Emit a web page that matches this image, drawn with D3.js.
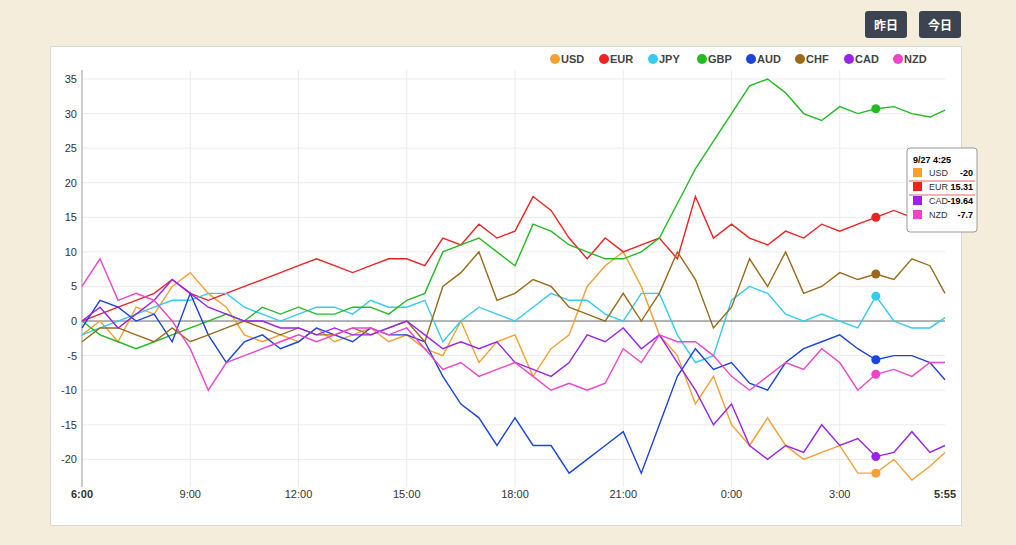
<!DOCTYPE html>
<html><head><meta charset="utf-8">
<script src="https://cdn.jsdelivr.net/npm/d3@7"></script>
<style>
body{margin:0;background:#f5eddb;font-family:"Liberation Sans",Arial,sans-serif;}
.btn{position:absolute;top:11px;height:27px;background:#3b4450;color:#fff;border-radius:3px;font:bold 12px "Noto Sans CJK JP";line-height:27px;text-align:center;width:42px;}
</style></head><body>
<div class="btn" style="left:865px">昨日</div>
<div class="btn" style="left:919px">今日</div>
<svg id="c" width="1016" height="545" style="position:absolute;left:0;top:0;pointer-events:none"></svg>
<script>
const currencies = ['USD','EUR','JPY','GBP','AUD','CHF','CAD','NZD'];
const colors = ['#f5a030','#ee2222','#33ccee','#22bb22','#1a44dd','#9a6a1a','#9922ee','#ee44cc'];
// every 30 minutes from 6:00, last point 5:55
const USD = [-2,0,-3,2,1,5,7,4,2,-2,-3,-2,-3,-1,-3,-2,-1,-3,-2,-4,-5,0,-6,-3,-2,-8,-4,-2,5,8,10,5,-2,-5,-12,-8,-15,-18,-14,-18,-20,-19,-18,-22,-22,-20,-23,-21,-19];
const EUR = [0,1,2,3,4,6,4,3,4,5,6,7,8,9,8,7,8,9,9,8,12,11,14,12,13,18,16,12,9,12,10,11,12,9,18,12,14,12,11,13,12,14,13,14,15,16,15,14,15];
const JPY = [-2,-1,0,1,2,3,3,4,4,2,1,0,1,2,2,1,3,2,2,3,-3,0,2,1,0,2,4,3,3,1,0,4,4,-2,-6,-5,3,5,4,1,0,1,0,-1,3.6,0,-1,-1,0.5];
const GBP = [0,-2,-3,-4,-3,-2,-1,0,1,0,2,1,2,1,1,2,2,1,3,4,10,11,12,10,8,14,13,11,10,9,9,10,12,17,22,26,30,34,35,33,30,29,31,30,30.7,31,30,29.5,30.5];
const AUD = [-1,3,2,0,1,-3,4,-2,-6,-3,-2,-4,-3,-1,-2,-3,-1,-2,-2,-3,-8,-12,-14,-18,-14,-18,-18,-22,-20,-18,-16,-22,-15,-8,-4,-7,-6,-9,-10,-6,-4,-3,-2,-4,-5.6,-5,-5,-6,-8.5];
const CHF = [-3,-1,-1,-2,-3,-1,-3,-2,-1,0,-1,-2,-1,-2,-2,-1,-2,-1,0,-3,5,7,10,3,4,6,5,2,1,0,4,0,4,10,6,-1,2,9,5,10,4,5,7,6,6.8,6,9,8,4];
const CAD = [0,2,-1,1,3,6,4,2,1,0,0,-1,-1,-2,-1,-2,-2,-1,0,-2,-4,-3,-4,-3,-6,-7,-8,-6,-2,-3,-1,-4,-2,-6,-10,-15,-12,-18,-20,-18,-19,-15,-18,-17,-19.6,-19,-16,-19,-18];
const NZD = [5,9,3,4,3,0,-4,-10,-6,-5,-4,-3,-2,-3,-2,-1,-1,-2,-1,-4,-7,-6,-8,-7,-6,-8,-10,-9,-10,-9,-4,-6,-2,-3,-3,-5,-8,-10,-8,-6,-7,-4,-6,-10,-7.7,-7,-8,-6,-6];
const series = [USD,EUR,JPY,GBP,AUD,CHF,CAD,NZD];
const tickMins = [0,180,360,540,720,900,1080,1260,1435];
const tickLabels = ['6:00','9:00','12:00','15:00','18:00','21:00','0:00','3:00','5:55'];
const yTicks = [-20,-15,-10,-5,0,5,10,15,20,25,30,35];
const hoverIdx = 44;
const tipRows = [['USD','-20'],['EUR','15.31'],['CAD','-19.64'],['NZD','-7.7']];

const mins = USD.map((d,i)=> i < USD.length-1 ? i*30 : 1435);
const svg = d3.select('#c');
svg.append('rect').attr('x',50.5).attr('y',46.5).attr('width',911).attr('height',479).attr('fill','#fff').attr('stroke','#d8d8d8');
const x = d3.scaleLinear().domain([0,1435]).range([82,945]);
const y = d3.scaleLinear().domain([-24,36.3]).range([487,70]);

const g = svg.append('g');
g.selectAll('.vg').data(tickMins.slice(1,-1)).join('line')
  .attr('x1',d=>x(d)).attr('x2',d=>x(d)).attr('y1',70).attr('y2',487).attr('stroke','#ececec');
g.selectAll('.hg').data(yTicks).join('line')
  .attr('x1',82).attr('x2',945).attr('y1',d=>y(d)).attr('y2',d=>y(d)).attr('stroke',d=>d===0?'#666':'#ececec');
g.append('line').attr('x1',82).attr('x2',82).attr('y1',70).attr('y2',487).attr('stroke','#999');
g.selectAll('.yl').data(yTicks).join('text').attr('x',77).attr('y',d=>y(d)+4).attr('text-anchor','end')
  .attr('font-size',11).attr('fill','#333').text(d=>d);
g.selectAll('.xl').data(tickMins).join('text').attr('x',d=>x(d)).attr('y',498)
  .attr('text-anchor','middle').attr('font-size',11).attr('fill','#333')
  .attr('font-weight',(d,i)=> i===0||i===tickMins.length-1?'bold':'normal').text((d,i)=>tickLabels[i]);

const line = d3.line().x((d,i)=>x(mins[i])).y(d=>y(d));
series.forEach((s,k)=>{
  g.append('path').attr('d',line(s)).attr('fill','none').attr('stroke',colors[k]).attr('stroke-width',1.4);
});
series.forEach((s,k)=>{
  g.append('circle').attr('cx',x(mins[hoverIdx])).attr('cy',y(s[hoverIdx])).attr('r',4.5).attr('fill',colors[k]);
});

// legend
const lg = svg.append('g').attr('font-size',11).attr('font-weight','bold');
let lx = 550;
currencies.forEach((c,k)=>{
  lg.append('circle').attr('cx',lx+5).attr('cy',59).attr('r',5).attr('fill',colors[k]);
  lg.append('text').attr('x',lx+11).attr('y',63).attr('fill','#444').text(c);
  lx += 49;
});

// tooltip
const tp = svg.append('g').attr('transform','translate(907,148)');
tp.append('rect').attr('width',70).attr('height',84).attr('rx',3).attr('fill','#fff').attr('stroke','#999');
tp.append('text').attr('x',6).attr('y',15).attr('font-size',9).attr('font-weight','bold').text('9/27 4:25');
const tc = [colors[0],colors[1],colors[6],colors[7]];
tipRows.forEach((r,i)=>{
  const yy = 28 + i*14;
  tp.append('rect').attr('x',6).attr('y',yy-8).attr('width',9).attr('height',9).attr('fill',tc[i]);
  tp.append('text').attr('x',22).attr('y',yy).attr('font-size',9).attr('fill','#333').text(r[0]);
  tp.append('text').attr('x',66).attr('y',yy).attr('font-size',9).attr('font-weight','bold').attr('text-anchor','end').text(r[1]);
});
tp.append('line').attr('x1',2).attr('x2',68).attr('y1',33).attr('y2',33).attr('stroke','#d66');
tp.append('line').attr('x1',2).attr('x2',68).attr('y1',47).attr('y2',47).attr('stroke','#d66');
</script>
</body></html>
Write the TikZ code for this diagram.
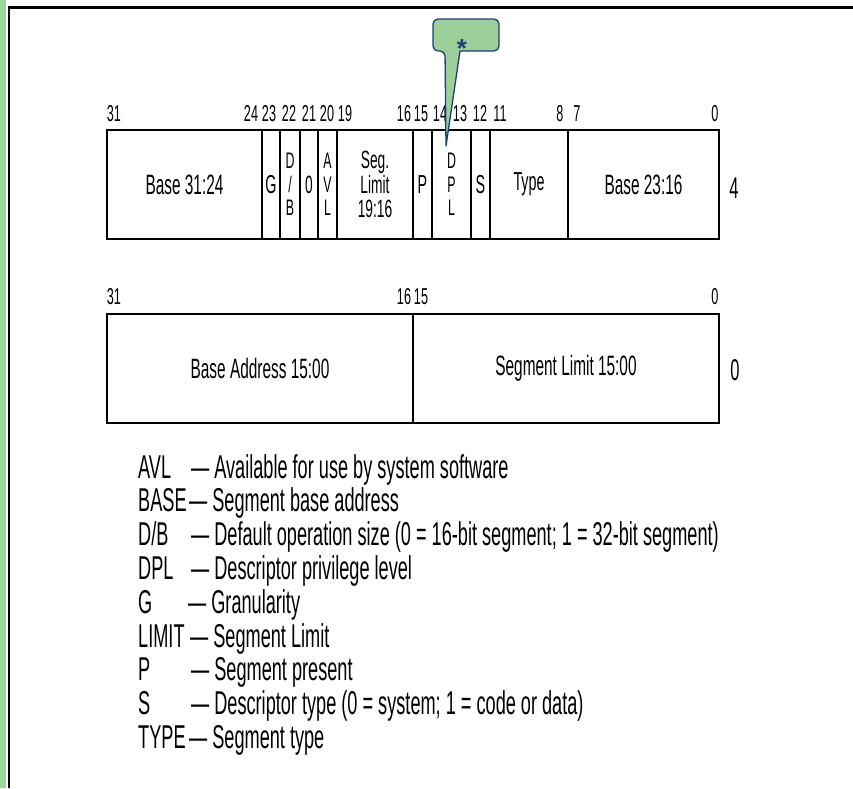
\documentclass[tikz,border=0pt]{standalone}
\usepackage{fontspec}
\setmainfont{Liberation Sans}[FakeStretch=0.55]
\newfontfamily\starfont{Liberation Sans}
\usetikzlibrary{positioning}

\definecolor{notefill}{HTML}{9DCF9B}
\definecolor{notedraw}{HTML}{1F3F73}
\definecolor{stripgreen}{HTML}{9ED49E}

\newcommand{\fsz}[1]{\fontsize{#1}{#1}\selectfont}

\begin{document}
\begin{tikzpicture}[
  x=1pt, y=-1pt,
  field/.style = {
    draw, line width=1.6pt, outer sep=0pt, inner sep=0pt,
    minimum width=#1, minimum height=109pt,
    align=center, font=\fsz{28}
  },
  stack/.style  = {font=\fontsize{22.5}{23.5}\selectfont},
  frame/.style  = {draw, line width=2.4pt},
  bitno/.style  = {anchor=base, inner sep=0pt, font=\fsz{23}},
  side/.style   = {inner sep=0pt, font=\fsz{30}},
  key/.style    = {anchor=base west, inner sep=0pt, font=\fsz{33}},
  note/.style   = {fill=notefill, draw=notedraw, line width=1.3pt, line join=round}
]
\useasboundingbox (0,0) rectangle (853,788);

% page edge
\fill[stripgreen] (0,0) rectangle (6,788);
\draw[line width=2.5pt] (9,788) -- (9,7.5) -- (853,7.5);

% upper doubleword
\node[field=155pt, anchor=north west] (basehi) at (107,130) {Base 31:24};
\node[field=18pt,  right=0pt of basehi, font=\fsz{26}] (g) {G};
\node[field=20pt,  right=0pt of g, stack] (db) {D\\/\\B};
\node[field=18pt,  right=0pt of db, font=\fsz{25}] (zero) {0};
\node[field=19pt,  right=0pt of zero, stack] (avl) {A\\V\\L};
\node[field=76pt,  right=0pt of avl, font=\fontsize{25}{24.5}\selectfont] (seglim) {Seg.\\Limit\\19:16};
\node[field=19pt,  right=0pt of seglim, font=\fsz{26}] (p) {P};
\node[field=39pt,  right=0pt of p, stack] (dpl) {D\\P\\L};
\node[field=19pt,  right=0pt of dpl, font=\fsz{26}] (s) {S};
\node[field=78pt,  right=0pt of s, font=\fsz{26}] (type) {Type};
\node[field=151pt, right=0pt of type]   (basemid) {Base 23:16};
\draw[frame] (basehi.north west) rectangle (basemid.south east);
\node[side] (off4) at (734,188) {4};

\foreach \b/\x in {31/114, 24/251, 23/269, 22/289, 21/309, 20/327, 19/345,
                   16/404, 15/421, 14/440, 13/460, 12/480, 11/500,
                   8/560, 7/577, 0/715}
  \node[bitno] (hi\b) at (\x,121) {\b};

% lower doubleword
\node[field=306pt, anchor=north west] (baselo) at (107,314) {Base Address 15:00};
\node[field=306pt, right=0pt of baselo] (limlo) {Segment Limit 15:00};
\draw[frame] (baselo.north west) rectangle (limlo.south east);
\node[side] (off0) at (735,370) {0};

\foreach \b/\x in {31/114, 16/404, 15/421, 0/715}
  \node[bitno] (lo\b) at (\x,304) {\b};

% legend
\foreach \k/\dx/\d [count=\i] in {
    AVL/191/Available for use by system software,
    BASE/189/Segment base address,
    {D/B}/191/Default operation size (0 = 16-bit segment; 1 = 32-bit segment),
    DPL/191/Descriptor privilege level,
    G/188/Granularity,
    LIMIT/190/Segment Limit,
    P/191/Segment present,
    S/191/Descriptor type (0 = system; 1 = code or data),
    TYPE/189/Segment type}
{
  \node[key] (k\i) at (138,{478+33.8*(\i-1)}) {\k};
  \node[key] (d\i) at (\dx,{478+33.8*(\i-1)}) {—\hspace{5pt}\d};
}

% callout on DPL
\coordinate (tip) at (446,146);
\draw[note] (460,51) [rounded corners=5pt] -- (499,51) -- (499,19) -- (433,19)
  -- (433,51) -- (445,51) [sharp corners] -- (tip) -- cycle;
\node[anchor=base, inner sep=0pt, text=notedraw, font=\starfont\bfseries\fsz{26}] (star) at (462,57) {*};

\end{tikzpicture}
\end{document}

□ □ □ □ □

_SHORT PROBLEM:_ Could you quote, word for word, only the lines from the one containing "Write the TikZ code for this diagram." through the one containing "(9,7.5) -- (853,7.5);", both included, and leave out any pictures?

_THE RESPONSE:_
Write the TikZ code for this diagram.
\documentclass[tikz,border=0pt]{standalone}
\usepackage{fontspec}
\setmainfont{Liberation Sans}[FakeStretch=0.55]
\newfontfamily\starfont{Liberation Sans}
\usetikzlibrary{positioning}

\definecolor{notefill}{HTML}{9DCF9B}
\definecolor{notedraw}{HTML}{1F3F73}
\definecolor{stripgreen}{HTML}{9ED49E}

\newcommand{\fsz}[1]{\fontsize{#1}{#1}\selectfont}

\begin{document}
\begin{tikzpicture}[
  x=1pt, y=-1pt,
  field/.style = {
    draw, line width=1.6pt, outer sep=0pt, inner sep=0pt,
    minimum width=#1, minimum height=109pt,
    align=center, font=\fsz{28}
  },
  stack/.style  = {font=\fontsize{22.5}{23.5}\selectfont},
  frame/.style  = {draw, line width=2.4pt},
  bitno/.style  = {anchor=base, inner sep=0pt, font=\fsz{23}},
  side/.style   = {inner sep=0pt, font=\fsz{30}},
  key/.style    = {anchor=base west, inner sep=0pt, font=\fsz{33}},
  note/.style   = {fill=notefill, draw=notedraw, line width=1.3pt, line join=round}
]
\useasboundingbox (0,0) rectangle (853,788);

% page edge
\fill[stripgreen] (0,0) rectangle (6,788);
\draw[line width=2.5pt] (9,788) -- (9,7.5) -- (853,7.5);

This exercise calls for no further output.